Provided data -
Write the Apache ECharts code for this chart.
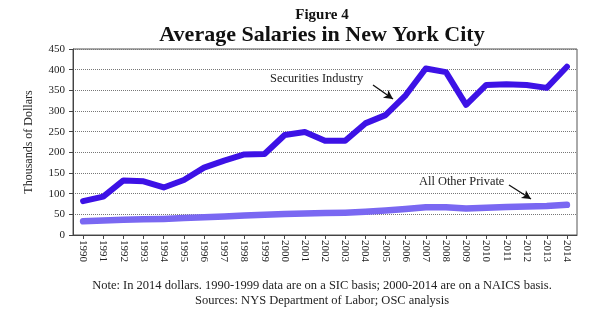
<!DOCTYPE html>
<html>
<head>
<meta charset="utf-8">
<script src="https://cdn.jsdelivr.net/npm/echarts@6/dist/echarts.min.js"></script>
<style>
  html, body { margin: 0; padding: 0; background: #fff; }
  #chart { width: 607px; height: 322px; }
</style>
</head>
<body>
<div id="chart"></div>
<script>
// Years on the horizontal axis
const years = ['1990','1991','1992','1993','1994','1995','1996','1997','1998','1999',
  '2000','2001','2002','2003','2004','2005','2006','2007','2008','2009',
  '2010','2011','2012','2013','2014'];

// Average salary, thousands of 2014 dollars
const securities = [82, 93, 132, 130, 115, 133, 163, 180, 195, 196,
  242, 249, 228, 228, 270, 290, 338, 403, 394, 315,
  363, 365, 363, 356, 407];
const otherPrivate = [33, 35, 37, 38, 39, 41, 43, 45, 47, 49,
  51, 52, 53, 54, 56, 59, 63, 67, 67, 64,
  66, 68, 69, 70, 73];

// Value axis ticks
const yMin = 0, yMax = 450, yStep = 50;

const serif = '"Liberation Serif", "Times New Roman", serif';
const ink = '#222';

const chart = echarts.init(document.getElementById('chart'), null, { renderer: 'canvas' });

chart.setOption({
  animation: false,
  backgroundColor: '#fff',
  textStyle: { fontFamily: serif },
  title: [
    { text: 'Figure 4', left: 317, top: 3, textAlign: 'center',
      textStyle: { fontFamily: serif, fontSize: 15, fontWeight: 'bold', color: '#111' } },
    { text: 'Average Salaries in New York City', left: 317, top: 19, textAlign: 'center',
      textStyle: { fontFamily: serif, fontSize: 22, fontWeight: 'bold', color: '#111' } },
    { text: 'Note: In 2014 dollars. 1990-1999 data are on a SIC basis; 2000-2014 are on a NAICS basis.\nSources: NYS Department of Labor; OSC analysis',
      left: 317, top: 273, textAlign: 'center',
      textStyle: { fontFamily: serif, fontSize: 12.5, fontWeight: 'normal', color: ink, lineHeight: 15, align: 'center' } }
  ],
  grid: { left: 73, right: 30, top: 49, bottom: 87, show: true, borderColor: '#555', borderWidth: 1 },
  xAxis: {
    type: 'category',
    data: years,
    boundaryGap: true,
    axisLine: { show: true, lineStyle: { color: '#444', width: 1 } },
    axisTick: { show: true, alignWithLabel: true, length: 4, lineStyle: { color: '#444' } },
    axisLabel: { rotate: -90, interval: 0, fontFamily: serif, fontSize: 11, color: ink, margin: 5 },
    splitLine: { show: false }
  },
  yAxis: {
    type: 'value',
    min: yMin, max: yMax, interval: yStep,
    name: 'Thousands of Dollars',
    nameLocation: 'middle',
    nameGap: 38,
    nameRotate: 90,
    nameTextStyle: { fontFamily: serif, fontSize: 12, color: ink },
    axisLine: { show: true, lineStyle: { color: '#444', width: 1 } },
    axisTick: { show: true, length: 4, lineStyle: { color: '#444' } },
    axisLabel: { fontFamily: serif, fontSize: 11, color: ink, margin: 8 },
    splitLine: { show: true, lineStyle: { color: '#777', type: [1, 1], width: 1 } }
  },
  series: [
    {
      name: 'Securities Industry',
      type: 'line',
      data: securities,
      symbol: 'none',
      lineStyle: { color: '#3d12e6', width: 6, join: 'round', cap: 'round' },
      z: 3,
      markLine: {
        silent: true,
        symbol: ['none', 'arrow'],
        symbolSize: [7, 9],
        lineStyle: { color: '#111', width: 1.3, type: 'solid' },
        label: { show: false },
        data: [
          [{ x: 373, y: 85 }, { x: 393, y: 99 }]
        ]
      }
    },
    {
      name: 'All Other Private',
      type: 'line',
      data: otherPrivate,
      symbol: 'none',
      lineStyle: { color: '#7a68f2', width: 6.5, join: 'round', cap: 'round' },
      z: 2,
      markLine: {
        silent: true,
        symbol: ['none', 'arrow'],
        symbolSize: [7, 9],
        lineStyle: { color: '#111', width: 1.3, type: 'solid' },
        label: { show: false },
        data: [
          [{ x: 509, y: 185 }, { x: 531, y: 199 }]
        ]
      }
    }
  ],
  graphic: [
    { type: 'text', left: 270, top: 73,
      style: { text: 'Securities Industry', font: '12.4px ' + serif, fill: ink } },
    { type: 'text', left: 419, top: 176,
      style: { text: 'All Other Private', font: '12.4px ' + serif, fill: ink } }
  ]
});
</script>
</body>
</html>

Work to do -
Send back the data above word for word, with the pictures left out.

The response -
Write the Apache ECharts code for this chart.
<!DOCTYPE html>
<html>
<head>
<meta charset="utf-8">
<script src="https://cdn.jsdelivr.net/npm/echarts@6/dist/echarts.min.js"></script>
<style>
  html, body { margin: 0; padding: 0; background: #fff; }
  #chart { width: 607px; height: 322px; }
</style>
</head>
<body>
<div id="chart"></div>
<script>
// Years on the horizontal axis
const years = ['1990','1991','1992','1993','1994','1995','1996','1997','1998','1999',
  '2000','2001','2002','2003','2004','2005','2006','2007','2008','2009',
  '2010','2011','2012','2013','2014'];

// Average salary, thousands of 2014 dollars
const securities = [82, 93, 132, 130, 115, 133, 163, 180, 195, 196,
  242, 249, 228, 228, 270, 290, 338, 403, 394, 315,
  363, 365, 363, 356, 407];
const otherPrivate = [33, 35, 37, 38, 39, 41, 43, 45, 47, 49,
  51, 52, 53, 54, 56, 59, 63, 67, 67, 64,
  66, 68, 69, 70, 73];

// Value axis ticks
const yMin = 0, yMax = 450, yStep = 50;

const serif = '"Liberation Serif", "Times New Roman", serif';
const ink = '#222';

const chart = echarts.init(document.getElementById('chart'), null, { renderer: 'canvas' });

chart.setOption({
  animation: false,
  backgroundColor: '#fff',
  textStyle: { fontFamily: serif },
  title: [
    { text: 'Figure 4', left: 317, top: 3, textAlign: 'center',
      textStyle: { fontFamily: serif, fontSize: 15, fontWeight: 'bold', color: '#111' } },
    { text: 'Average Salaries in New York City', left: 317, top: 19, textAlign: 'center',
      textStyle: { fontFamily: serif, fontSize: 22, fontWeight: 'bold', color: '#111' } },
    { text: 'Note: In 2014 dollars. 1990-1999 data are on a SIC basis; 2000-2014 are on a NAICS basis.\nSources: NYS Department of Labor; OSC analysis',
      left: 317, top: 273, textAlign: 'center',
      textStyle: { fontFamily: serif, fontSize: 12.5, fontWeight: 'normal', color: ink, lineHeight: 15, align: 'center' } }
  ],
  grid: { left: 73, right: 30, top: 49, bottom: 87, show: true, borderColor: '#555', borderWidth: 1 },
  xAxis: {
    type: 'category',
    data: years,
    boundaryGap: true,
    axisLine: { show: true, lineStyle: { color: '#444', width: 1 } },
    axisTick: { show: true, alignWithLabel: true, length: 4, lineStyle: { color: '#444' } },
    axisLabel: { rotate: -90, interval: 0, fontFamily: serif, fontSize: 11, color: ink, margin: 5 },
    splitLine: { show: false }
  },
  yAxis: {
    type: 'value',
    min: yMin, max: yMax, interval: yStep,
    name: 'Thousands of Dollars',
    nameLocation: 'middle',
    nameGap: 38,
    nameRotate: 90,
    nameTextStyle: { fontFamily: serif, fontSize: 12, color: ink },
    axisLine: { show: true, lineStyle: { color: '#444', width: 1 } },
    axisTick: { show: true, length: 4, lineStyle: { color: '#444' } },
    axisLabel: { fontFamily: serif, fontSize: 11, color: ink, margin: 8 },
    splitLine: { show: true, lineStyle: { color: '#777', type: [1, 1], width: 1 } }
  },
  series: [
    {
      name: 'Securities Industry',
      type: 'line',
      data: securities,
      symbol: 'none',
      lineStyle: { color: '#3d12e6', width: 6, join: 'round', cap: 'round' },
      z: 3,
      markLine: {
        silent: true,
        symbol: ['none', 'arrow'],
        symbolSize: [7, 9],
        lineStyle: { color: '#111', width: 1.3, type: 'solid' },
        label: { show: false },
        data: [
          [{ x: 373, y: 85 }, { x: 393, y: 99 }]
        ]
      }
    },
    {
      name: 'All Other Private',
      type: 'line',
      data: otherPrivate,
      symbol: 'none',
      lineStyle: { color: '#7a68f2', width: 6.5, join: 'round', cap: 'round' },
      z: 2,
      markLine: {
        silent: true,
        symbol: ['none', 'arrow'],
        symbolSize: [7, 9],
        lineStyle: { color: '#111', width: 1.3, type: 'solid' },
        label: { show: false },
        data: [
          [{ x: 509, y: 185 }, { x: 531, y: 199 }]
        ]
      }
    }
  ],
  graphic: [
    { type: 'text', left: 270, top: 73,
      style: { text: 'Securities Industry', font: '12.4px ' + serif, fill: ink } },
    { type: 'text', left: 419, top: 176,
      style: { text: 'All Other Private', font: '12.4px ' + serif, fill: ink } }
  ]
});
</script>
</body>
</html>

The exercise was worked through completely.